In round two, the Indian star broke through the centre with a knight sacrifice against Hansen to share the lead. In round three, he played the pawn variation of the Sicilian Najdorf to beat Hector and moved to sole lead. Anand showed that he had done elaborate opening preparations and was ready with it even during the Amber tournament though he did not get a chance to prove it there. Having taken a 2.5/3 lead at the end of the first round robin, it was clear that Anand had an easy chance of winning the title in the second cycle with the change in colours.
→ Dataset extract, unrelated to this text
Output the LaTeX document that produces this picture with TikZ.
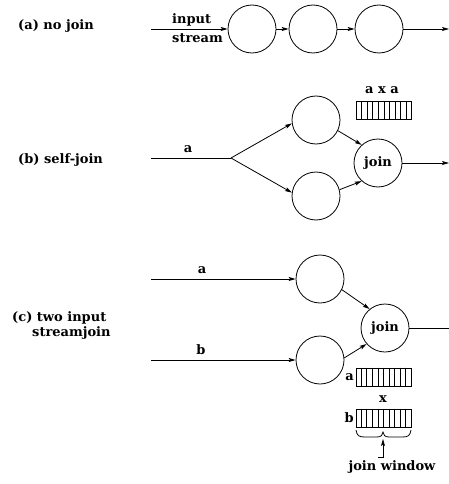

He started with a rook for knight sacrifice against Hector to win a simple ending. In the penultimate round, Hansen surrendered meekly in just 19 moves with white. It was perhaps Anand's easiest victory in a decade. Having won the tournament with a round to spare many Grandmasters would prefer to take a draw and pack up. But Anand won the final round too, with a rook sacrifice.

Peter Heine Nielsen is Denmark's best player and he lived up to that, snatching a draw against Anand. The 29-year-old, a three-time Danish champion, is currently ranked world No. 69. Nielsen had also been Anand's second round victim in the World championship in Moscow in December 2001. Nielsen drew with Hansen 1-1 and beat Hector in one of the two games for a shared second place.

Curt Hansen, 38, currently ranked 83 in the world, is a former world junior chess champion and has at best been No. 14 in 1984, just when Anand had won the Asian Juniors for his International Master title. Hansen had identical scores against all players, and tied for the second-third places. He had two defeats against Anand, two draws against Nielsen and two wins against Hector.

Swede Jonny Hector, living in Denmark for the last 10 years, was given an entry, as he was extremely popular in the local chess circuit. But the 39-year-old fared poorly, managing just one draw in his six games.

As a result of this victory Anand's rating in rapid chess should go up. Three titles in four appearances and that too without a travelling trainer, is no mean achievement. From July 1994 till Linares 2002, Anand used to have the services of Georgian Elizbar Ubilava, settled in Madrid, as his trainer.

Anand will compete in a rapid tournament at Bilbao in Spain in May before returning to India. His next major chess tournament is the Sparkassen chess meeting at Dortmund, Germany, from July 31 followed by the match against World No. 10 Judit Polgar at Mainz, also in Germany, from August 17.

Overall, the event made chess more popular and was the talk of the town. It was clear to the local chess fans that they do not have a player to challenge the likes of Anand yet. But there was a lot for them to learn for the Indian gave a brilliant exhibition of tactical wizardry. The arbiter for this contest was International Arbiter Martin Noer.

Two of Anand's best games from the tournament:

GM Curt Hansen-GM Viswanathan Anand, round five, English opening, A29: 1.c4 e5 2.Nc3 Nf6 3.Nf3 Nc6 4.g3 Bb4 5.Nd5 Bc5 6.d3 Nxd5 7.cxd5 Nd4 8.Nxd4 Bxd4 9.Bg2 0-0 10.0-0 d6 11.e3 Bb6 12.a4 a5 13.Bd2 Bd7 14.Bc3 f5 15.Kh1 Qe8 16.b3 Rf6 17.f4 Rh6 18.e4 Qg6 19.fxe5 Qxg3 0-1.

GM Viswanathan Anand-GM Peter Heine Nielsen, round six, Caro-Kann defence, B17: 1.e4 c6 2.d4 d5 3.Nc3 dxe4 4.Nxe4 Nd7 5.Ng5 Ngf6 6.Bc4 e6 7.Qe2 Nb6 8.Bb3 h6 9.N5f3 c5 10.c3 Qc7 11.Bd2 a6 12.Ne5 Bd7 13.Ngf3 cxd4 14.Nxd4 Bd6 15.Nxd7 Nbxd7 16.Nf5 Bf4 17.Bxf4 Qxf4 18.Nxg7+ Kf8 19.Nh5 Nxh5 20.Qxh5 Qe4+ 21.Qe2 Qxg2 22.0-0-0 Qg5+ 23.Kb1 Nf6 24.f4 Qc5 25.Qf3 Qc7 26.Qe3 Rg8 27.f5 e5 28.Qxh6+ Ke7 29.Rhe1 e4 30.Bc2 Rg4 31.Bxe4 Nxe4 32.Rxe4+ Rxe4 33.Qg5+ Ke8 34.f6 1-0.